Here’s mine: “ding” (Not new word, just new usage.)
It basically means the appointed time or deadline. So, if you’re supposed to meet someone at 3:30, and you get there at 3:37, you arrived “seven minutes past the ding.”
Etymology should be obvious to anyone familiar with those ol’ time wind-back cooking timers.
Shameless appeal to fellow posters: Please use my word so I can obtain some miniscule measure of fame before I die. (As it is, I’m lucky if my family will remember me.) Just remember where you got it from.
My mom started calling the sideboard in the dining room the hedgehog, for some reason. She couldn’t remember what it was really called. I hope to start a whole new sociolinguistic variant.
I came up with the expressions cisgendered, cisvestite, and cissexual. Cis means “on this side of”, as in cisatlantic, Cisalpine, and is the opposite of “trans”. So a cisvestite is someone who dresses in the way society associates with their sex.

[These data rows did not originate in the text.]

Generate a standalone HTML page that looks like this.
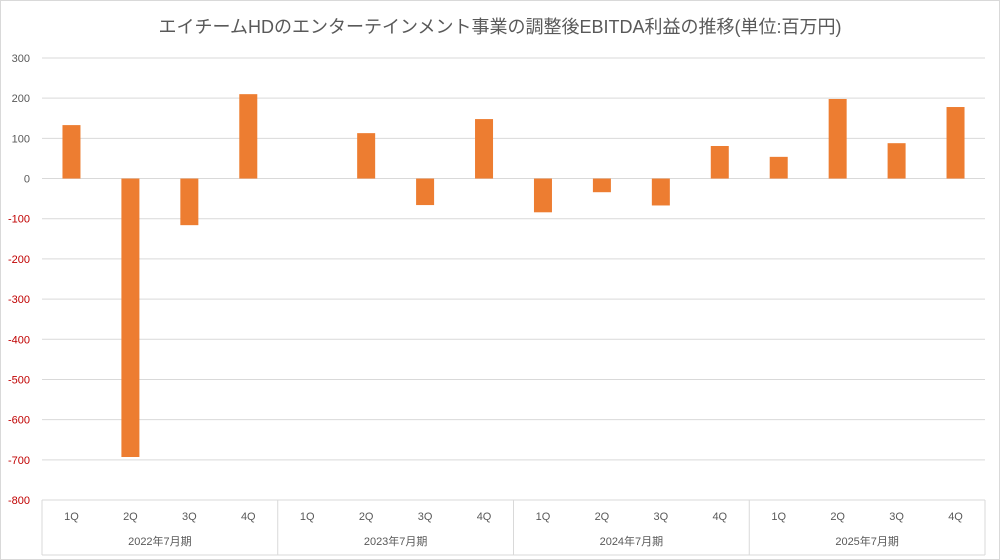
<!DOCTYPE html>
<html><head><meta charset="utf-8"><style>
html,body{margin:0;padding:0;background:#fff}
svg{display:block;font-family:"Liberation Sans","Noto Sans CJK JP",sans-serif}
</style></head><body>
<svg id="chart" width="1000" height="560">
<rect x="0.5" y="0.5" width="999" height="559" fill="#fff" stroke="#d9d9d9"/>
<text x="500" y="33" text-anchor="middle" font-size="18" fill="#595959">エイチームHDのエンターテインメント事業の調整後EBITDA利益の推移(単位:百万円)</text>
<g id="grid"></g><g id="bars"></g><g id="axis"></g>
</svg>
<script>
const quarters=["1Q","2Q","3Q","4Q","1Q","2Q","3Q","4Q","1Q","2Q","3Q","4Q","1Q","2Q","3Q","4Q"];
const groups=["2022年7月期","2023年7月期","2024年7月期","2025年7月期"];
const values=[133,-693,-116,210,0,113,-66,148,-84,-34,-67,81,54,198,88,178];
const ticks=[300,200,100,0,-100,-200,-300,-400,-500,-600,-700,-800];
const NS="http://www.w3.org/2000/svg";
const L=42,R=985,T=58,B=500,yMax=300,yMin=-800;
const y=v=>T+(yMax-v)/(yMax-yMin)*(B-T);
const bw=(R-L)/quarters.length;
const x=i=>L+bw*i+bw/2;
function mk(tag,attrs,parent,txt){const e=document.createElementNS(NS,tag);for(const k in attrs)e.setAttribute(k,attrs[k]);if(txt!==undefined)e.textContent=txt;document.getElementById(parent).appendChild(e);return e;}
ticks.forEach(t=>{
 const l=mk('line',{x1:L,x2:R,y1:y(t),y2:y(t),stroke:'#d9d9d9','stroke-width':1},'grid');
 
 
 const tx=mk('text',{x:30,y:y(t)+4,'text-anchor':'end','font-size':11,fill:t<0?'#c00000':'#595959'},'axis',String(t));
 
 
});
values.forEach((v,i)=>{
 const r=mk('rect',{x:x(i)-9,y:Math.min(y(v),y(0)),width:18,height:Math.abs(y(v)-y(0)),fill:'#ed7d31'},'bars');
 
 
});
quarters.forEach((q,i)=>{
 const t=mk('text',{x:x(i),y:520,'text-anchor':'middle','font-size':11,fill:'#595959'},'axis',q);
 
 
});
groups.forEach((g,j)=>{
 const t=mk('text',{x:L+bw*4*j+bw*2,y:545,'text-anchor':'middle','font-size':11,fill:'#595959'},'axis',g);
 
 
});
for(let j=0;j<=groups.length;j++){
 const xx=L+bw*4*j;
 const l=mk('line',{x1:xx,x2:xx,y1:B,y2:555,stroke:'#d9d9d9'},'axis');
 
 
}
const bl=mk('line',{x1:L,x2:R,y1:555,y2:555,stroke:'#d9d9d9'},'axis');


</script>
</body></html>
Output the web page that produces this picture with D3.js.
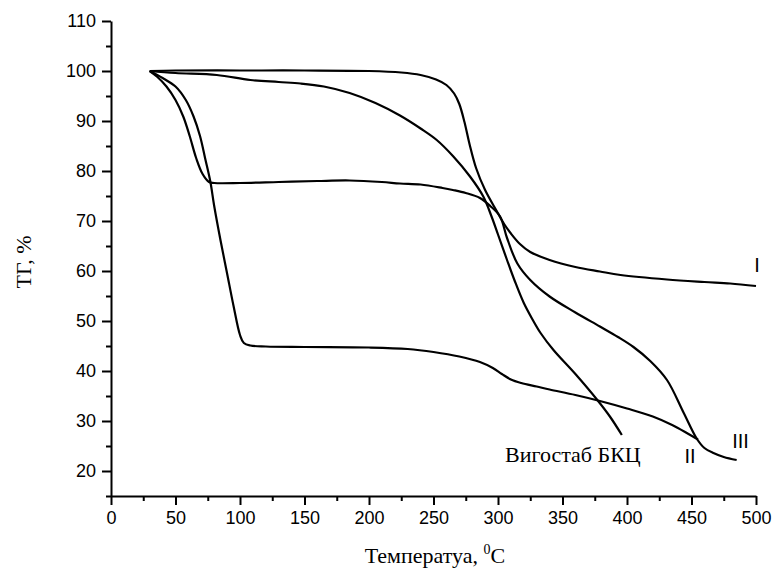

Also, on the theory that the business of psychiatry is to make every possible human behaviour trait into a disease, I coined the expression “isomania” - desire to fit in and be the same as other people rather than to develop one’s own personality, seen as a pathology.
Alarm cooking.
The reason my smoke detector uses 5 batteries a year.
In reference to uncool and/or newbie: “Oh, that is just SOOO AOL!”
PS “Deep kimchee” as a phrase is of Korean War vintage, refering to the pungent sauce. You probably heard your Dad say it.
And, of course, “When oral sex is outlawed, only outlaws will have girlfriends”
This reminds me of a friend who woud refer to “dooficity”–stupidity dumb enough to make you a doofus.
My boss coined “chipperish” when I was happy one day and just chattering on excitedly. So I called him a “hyphenatic” for his fanaticism to over-hyphenate.
#1 The one that leaps instantly to mind is the phrase my husband utters when he wants to tell someone to F**K OFF:
"Above me (holding hand above head as if to say, This high), and BELOW me (pointing at crotch). Say this one aloud if you don’t get it.
#2 When my dad taught me to read, I balked at the word “vacation” in the following passage:
Hooray, Hooray,
We’re on our way,
Our summer vacation starts today.
I said “Our summer curration starts today” and it stuck. A holiday is still called a curration in my family.
#3 My younger sister invented words left and right when she was young. The most common one was shum-shum, an insult still used today.
I’m sure I’ll think of more …
above me and BELOW me!!! That had me ROTFL, I intend to use it at the first possible oppurtunity.